Omit the pictures and print exactly the lines of the listing below, starting at the first and ending at the line containing "from matplotlib.lines import Line2D".

###

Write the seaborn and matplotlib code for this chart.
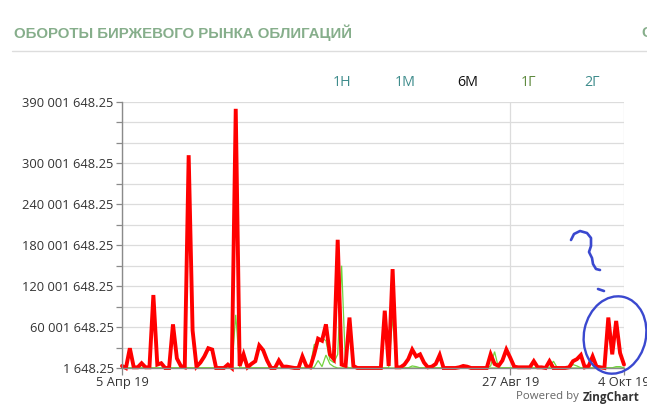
import numpy as np
import pandas as pd
import matplotlib
matplotlib.use("Agg")
import matplotlib.pyplot as plt
import seaborn as sns
from matplotlib.patches import Ellipse
from matplotlib.lines import Line2D

# ---------------- data (values in millions of roubles) ----------------
red_total = [3, 0, 29, 1, 1, 7, 1, 1, 107, 5,
             7, 0, 0, 64, 14, 3, 1, 312, 55, 2,
             8, 17, 29, 27, 0, 0, 0, 5, 0, 380,
             3, 20, 1, 6, 10, 33, 26, 11, 0, 0,
             11, 2, 2, 1, 0, 0, 17, 3, 1, 20,
             43, 40, 64, 20, 13, 188, 5, 3, 74, 3,
             0, 0, 0, 0, 0, 0, 0, 84, 3, 145,
             1, 1, 5, 13, 27, 17, 20, 8, 1, 2,
             6, 19, 0, 0, 0, 0, 1, 3, 2, 0,
             0, 0, 0, 0, 20, 6, 3, 11, 27, 15,
             2, 1, 1, 1, 1, 10, 1, 1, 0, 10,
             0, 0, 0, 0, 1, 10, 13, 19, 1, 3,
             17, 2, 1, 0, 74, 20, 69, 22, 5]

green_a = [0.3, 0.3, 0.3, 0.3, 0.3, 0.3, 0.3, 0.3, 0.3, 0.3,
           0.3, 0.3, 0.3, 0.3, 0.3, 1, 1, 0.5, 0.3, 0.3,
           0.3, 0.3, 0.3, 0.3, 0.3, 0.3, 0.3, 0.3, 0.3, 78,
           0.3, 0.3, 0.3, 0.3, 0.3, 0.3, 0.3, 0.3, 0.3, 0.3,
           0.3, 0.3, 0.3, 0.3, 0.3, 0.3, 0.3, 0.3, 3, 34,
           38, 44, 40, 12, 8, 20, 150, 2, 0.3, 0.3,
           0.3, 0.3, 0.3, 0.3, 0.3, 0.3, 0.3, 0.3, 0.3, 75,
           0.3, 0.3, 0.3, 0.3, 3, 2, 0.3, 0.3, 0.3, 0.3,
           0.3, 0.3, 0.3, 0.3, 0.3, 0.3, 0.3, 0.3, 0.3, 0.3,
           0.3, 0.3, 0.3, 0.3, 3, 24, 0.3, 0.3, 0.3, 0.3,
           0.3, 0.3, 0.3, 0.3, 0.3, 0.3, 0.3, 0.3, 0.3, 0.3,
           10, 0.3, 0.3, 0.3, 0.3, 5, 3, 0.3, 0.3, 0.3,
           0.3, 0.3, 0.3, 0.3, 0.3, 0.3, 2, 2, 0.3]

green_b = [0] * 49 + [1, 11, 2, 19, 6, 2] + [0] * 74

x_tick_labels = ["5 Апр 19", "27 Авг 19", "4 Окт 19"]
x_tick_index = [0, 99, 128]

y_base = 1648.25
y_step = 30_000_000
y_labeled_steps = [0, 2, 4, 6, 8, 10, 13]

buttons = ["1Н", "1М", "6М", "1Г", "2Г"]
title = "ОБОРОТЫ БИРЖЕВОГО РЫНКА ОБЛИГАЦИЙ"

# ---------------- figure ----------------
sns.set_theme(style="white")
plt.rcParams["font.family"] = ["Open Sans", "DejaVu Sans"]

W, H = 647, 412
fig = plt.figure(figsize=(W / 100, H / 100), dpi=100)
fig.patch.set_facecolor("white")

def fx(px):
    return px / W

def fy(py):
    return 1 - py / H

ax = fig.add_axes([fx(122), fy(368), fx(624) - fx(122), fy(102) - fy(368)])
ax.set_facecolor("white")

n = len(red_total)
df = pd.DataFrame({
    "idx": np.arange(n),
    "red": np.array(red_total, float) * 1e6,
    "ga": np.array(green_a, float) * 1e6,
    "gb": np.array(green_b, float) * 1e6,
})

sns.lineplot(data=df, x="idx", y="gb", ax=ax, color="#72d33e", linewidth=0.9,
             estimator=None, sort=False)
sns.lineplot(data=df, x="idx", y="ga", ax=ax, color="#72d33e", linewidth=0.9,
             estimator=None, sort=False)
sns.lineplot(data=df, x="idx", y="red", ax=ax, color="#ff0000", linewidth=2.8,
             estimator=None, sort=False)
for ln in ax.lines:
    ln.set_clip_on(False)
    ln.set_solid_joinstyle("miter")

ymax = y_base + 13 * y_step
ax.set_ylim(y_base, ymax)
ax.set_xlim(0, n - 1)

yticks = [y_base + k * y_step for k in range(14)]
ylabels = []
for k in range(14):
    if k in y_labeled_steps:
        ylabels.append(f"{y_base + k * y_step:,.2f}".replace(",", " "))
    else:
        ylabels.append("")
ax.set_yticks(yticks)
ax.set_yticklabels(ylabels)
ax.set_xticks(x_tick_index)
ax.set_xticklabels(x_tick_labels)

ax.grid(True, axis="y", color="#dcdcdc", linewidth=0.9)
ax.grid(True, axis="x", color="#dcdcdc", linewidth=0.9)
ax.set_axisbelow(True)
for s in ["top", "right"]:
    ax.spines[s].set_visible(False)
for s in ["left", "bottom"]:
    ax.spines[s].set_color("#8a8a8a")
    ax.spines[s].set_linewidth(1.0)
ax.tick_params(axis="y", length=4, width=0.9, color="#8a8a8a", pad=2,
               labelsize=9.3, labelcolor="#333333", left=True)
ax.tick_params(axis="x", length=5, width=0.9, color="#8a8a8a", pad=1,
               labelsize=9.3, labelcolor="#333333", bottom=True)
for lbl in ax.get_xticklabels():
    lbl.set_clip_on(False)
ax.set_xlabel("")
ax.set_ylabel("")

# title and header
fig.text(fx(14), fy(33), title, family=["Liberation Sans", "DejaVu Sans"],
         fontweight="bold", fontsize=10.8, color="#86ae8b", va="center", ha="left")
fig.text(fx(641), fy(33), "С", family=["Liberation Sans", "DejaVu Sans"],
         fontweight="bold", fontsize=10.8, color="#86ae8b", va="center", ha="left")
fig.add_artist(Line2D([fx(12), 1.0], [fy(51), fy(51)], color="#dddddd",
                      linewidth=1.0, transform=fig.transFigure))

btn_x = [342, 405, 468, 528, 592]
btn_col = ["#3f8c8c", "#3f8c8c", "#111111", "#5f8a3f", "#3f8c8c"]
for b, bx, bc in zip(buttons, btn_x, btn_col):
    fig.text(fx(bx), fy(82), b, fontsize=10.3, color=bc, ha="center", va="center")

# footer
fig.text(fx(582), fy(397), "Powered by ", fontsize=8.2, color="#666666",
         ha="right", va="center")
fig.text(fx(583), fy(397), "ZingChart", fontsize=8.4, color="#333333",
         fontweight="bold", ha="left", va="center")

# hand-drawn blue annotation
blue = "#3a48cf"
ell = Ellipse((6.15, (H - 335) / 100), 0.62, 0.78, angle=-12, fill=False,
              edgecolor=blue, linewidth=1.7, transform=fig.dpi_scale_trans)
fig.add_artist(ell)
qx = [571, 574, 580, 587, 591, 591, 589, 592, 593, 596, 600]
qy = [240, 234, 231, 233, 238, 246, 252, 258, 264, 269, 270]
fig.add_artist(Line2D([fx(v) for v in qx], [fy(v) for v in qy], color=blue,
                      linewidth=1.9, transform=fig.transFigure,
                      solid_capstyle="round"))
fig.add_artist(Line2D([fx(598), fx(604)], [fy(289), fy(291)], color=blue,
                      linewidth=1.9, transform=fig.transFigure,
                      solid_capstyle="round"))

fig.savefig("out.png", dpi=100, facecolor="white")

###

» COMPLETED TASK:
Write the seaborn and matplotlib code for this chart.
import numpy as np
import pandas as pd
import matplotlib
matplotlib.use("Agg")
import matplotlib.pyplot as plt
import seaborn as sns
from matplotlib.patches import Ellipse
from matplotlib.lines import Line2D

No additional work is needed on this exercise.